This year's Sir Roger Newdigate Prize awarded to Austin Spendlowe

austin spendlowe1

 

mina yucelen

Congratulations to Austin Spendlowe (Lincoln College) for winning the Sir Roger Newdigate Prize 2025 for their composition titled: 'Jongleurs’. 

The judges said: "We are pleased to award this year’s Sir Roger Newdigate prize to “Jongleurs.” Although we admired both poems by Austin Spendlowe, “Jongleurs” especially answered the theme with its resonant echoes of Wallace Stevens,  its answering of the Nursery Rhyme, “Hey, Diddle Diddle,” and its otter slinking “sotto voce” into the stream, a “warped echo” in the rippling water, distorted as the back of a spoon. We admired the poem’s lean, muscular music (“coughs up tuppence,” “smoky brachioles,” and especially “the river tinkling in receipt”) and its playful approach to language. Like the “jongleurs” of the title, the poem sings and entertains, juggling its many shiny images while carrying a catchy tune."

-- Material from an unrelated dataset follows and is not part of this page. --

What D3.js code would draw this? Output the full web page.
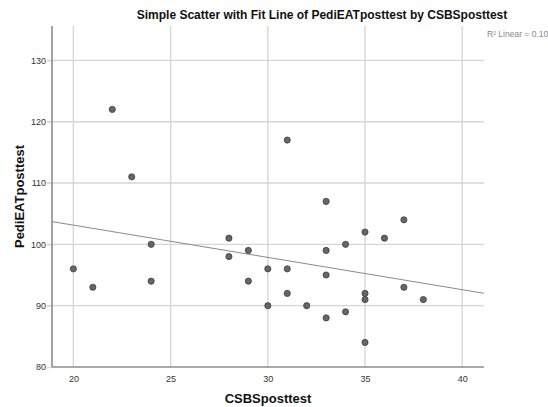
<!DOCTYPE html>
<html>
<head>
<meta charset="utf-8">
<script src="https://cdn.jsdelivr.net/npm/d3@7"></script>
<style>
  body { margin: 0; background: #fff; }
  svg { font-family: "Liberation Sans", Arial, sans-serif; display: block; }
</style>
</head>
<body>
<div class="container"></div>
<script>
// CSBSposttest (x) and PediEATposttest (y), one entry per case
const csbs = [20, 21, 22, 23, 24, 24, 28, 28, 29, 29, 30, 30, 31, 31, 31,
  32, 33, 33, 33, 33, 34, 34, 35, 35, 35, 35, 36, 37, 37, 38];
const pedieat = [96, 93, 122, 111, 100, 94, 101, 98, 99, 94, 96, 90, 117, 96, 92,
  90, 107, 99, 95, 88, 100, 89, 102, 92, 91, 84, 101, 104, 93, 91];

const xTicks = [20, 25, 30, 35, 40];
const yTicks = [80, 90, 100, 110, 120, 130];
const xDomain = [18.9, 41.12];
const yDomain = [80, 135.6];

const W = 548, H = 407;
const margin = { top: 26, right: 64, bottom: 40, left: 52 };
const width = W - margin.left - margin.right;
const height = H - margin.top - margin.bottom;

const points = csbs.map((x, i) => ({ x: x, y: pedieat[i] }));

// least squares fit
const mx = d3.mean(csbs), my = d3.mean(pedieat);
const sxy = d3.sum(points, (d) => (d.x - mx) * (d.y - my));
const sxx = d3.sum(points, (d) => (d.x - mx) * (d.x - mx));
const syy = d3.sum(points, (d) => (d.y - my) * (d.y - my));
const slope = sxy / sxx;
const intercept = my - slope * mx;
const r2 = (sxy * sxy) / (sxx * syy);

const svg = d3.select(".container")
  .append("svg")
  .attr("width", W)
  .attr("height", H);

const g = svg.append("g")
  .attr("transform", "translate(" + margin.left + "," + margin.top + ")");

const xScale = d3.scaleLinear().domain(xDomain).range([0, width]);
const yScale = d3.scaleLinear().domain(yDomain).range([height, 0]);

// grid lines
g.append("g")
  .selectAll("line")
  .data(xTicks)
  .enter()
  .append("line")
  .attr("x1", (d) => xScale(d))
  .attr("x2", (d) => xScale(d))
  .attr("y1", 0)
  .attr("y2", height)
  .attr("stroke", "#d6d6d6")
  .attr("stroke-width", 1.4);

g.append("g")
  .selectAll("line")
  .data(yTicks.filter((d) => d !== 80))
  .enter()
  .append("line")
  .attr("x1", -5)
  .attr("x2", width)
  .attr("y1", (d) => yScale(d))
  .attr("y2", (d) => yScale(d))
  .attr("stroke", "#d6d6d6")
  .attr("stroke-width", 1.4);

// axes
const xAxis = d3.axisBottom(xScale).tickValues(xTicks).tickSize(0).tickPadding(9);
const yAxis = d3.axisLeft(yScale).tickValues(yTicks).tickSize(5).tickPadding(1);

const gx = g.append("g")
  .attr("transform", "translate(0," + height + ")")
  .call(xAxis);
const gy = g.append("g").call(yAxis);

[gx, gy].forEach((a) => {
  a.select(".domain").remove();
  a.selectAll("text")
    .attr("fill", "#333")
    .style("font-size", "9px")
    .style("font-family", "'Liberation Sans', Arial, sans-serif");
  a.selectAll(".tick line").attr("stroke", "#d6d6d6").attr("stroke-width", 1.4);
});

g.append("line")
  .attr("x1", 0).attr("x2", 0)
  .attr("y1", 0).attr("y2", height)
  .attr("stroke", "#8c8c8c")
  .attr("stroke-width", 1.6);
g.append("line")
  .attr("x1", 0).attr("x2", width)
  .attr("y1", height).attr("y2", height)
  .attr("stroke", "#8c8c8c")
  .attr("stroke-width", 1.6);

// fit line
g.append("line")
  .attr("x1", xScale(xDomain[0]))
  .attr("y1", yScale(intercept + slope * xDomain[0]))
  .attr("x2", xScale(xDomain[1]))
  .attr("y2", yScale(intercept + slope * xDomain[1]))
  .attr("stroke", "#8a8a8a")
  .attr("stroke-width", 1);

// points
g.append("g")
  .selectAll("circle")
  .data(points)
  .enter()
  .append("circle")
  .attr("cx", (d) => xScale(d.x))
  .attr("cy", (d) => yScale(d.y))
  .attr("r", 3.1)
  .attr("fill", "#666")
  .attr("stroke", "#333")
  .attr("stroke-width", 0.7);

// texts
svg.append("text")
  .attr("x", 322)
  .attr("y", 19)
  .attr("text-anchor", "middle")
  .style("font-size", "12px")
  .style("font-weight", "bold")
  .attr("fill", "#111")
  .text("Simple Scatter with Fit Line of PediEATposttest by CSBSposttest");

svg.append("text")
  .attr("x", margin.left + width + 3)
  .attr("y", 37)
  .style("font-size", "8.5px")
  .attr("fill", "#888")
  .text("R\u00b2 Linear = " + r2.toFixed(3));

svg.append("text")
  .attr("x", margin.left + width / 2)
  .attr("y", 403)
  .attr("text-anchor", "middle")
  .style("font-size", "13px")
  .style("font-weight", "bold")
  .attr("fill", "#111")
  .text("CSBSposttest");

svg.append("text")
  .attr("transform", "translate(24," + (margin.top + height / 2) + ") rotate(-90)")
  .attr("text-anchor", "middle")
  .style("font-size", "13px")
  .style("font-weight", "bold")
  .attr("fill", "#111")
  .text("PediEATposttest");
</script>
</body>
</html>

Spendlowe commented: "On receipt of the Sir Roger Newdigate Prize 2025 I have these things to say: (1) thank you to the judges for their cheering comments; (2) thank you to all those, near and far, who have kept me at my desk, you know who you are; and (3) turn off 'Do Not Disturb' -- any manner of strange and wonderful email alerts might arise."

Congratulations also to Mina Yücelen (Balliol College) who was awarded proxime/second place for their poem 'The story of Echo came to me in an illustrated book of Homer’s tales'. The judges would like to thank all those who entered.

The judges said: "We would also like to highly commend the poem starting “The story of Echo came to me in an illustrated book of Homer’s tales” by Mina Yücelen. We admired the scope of this poet, who effortlessly brought together Greek myth, archaeology, and diachronic strata of proper nouns, religions, and registers (Homeros, Mehmet, “pissed on,” a “purring of myrrh”), echoing down the ages to a personal present."

Yücele commented: “I am over the moon to be commended — it is such an incredible honour. The way I view and write poems has completely transformed over my three years here, and I feel so grateful for the opportunity to give words to this. The Ihlara Valley near Cappadocia is a mystical place — you feel the air change as you descend into the valley.”

The theme this year was ‘Echo/echoes’. The judging panel was composed of Dr Erica McAlpine, Professor Helen Small, and Professor A. E. Stallings.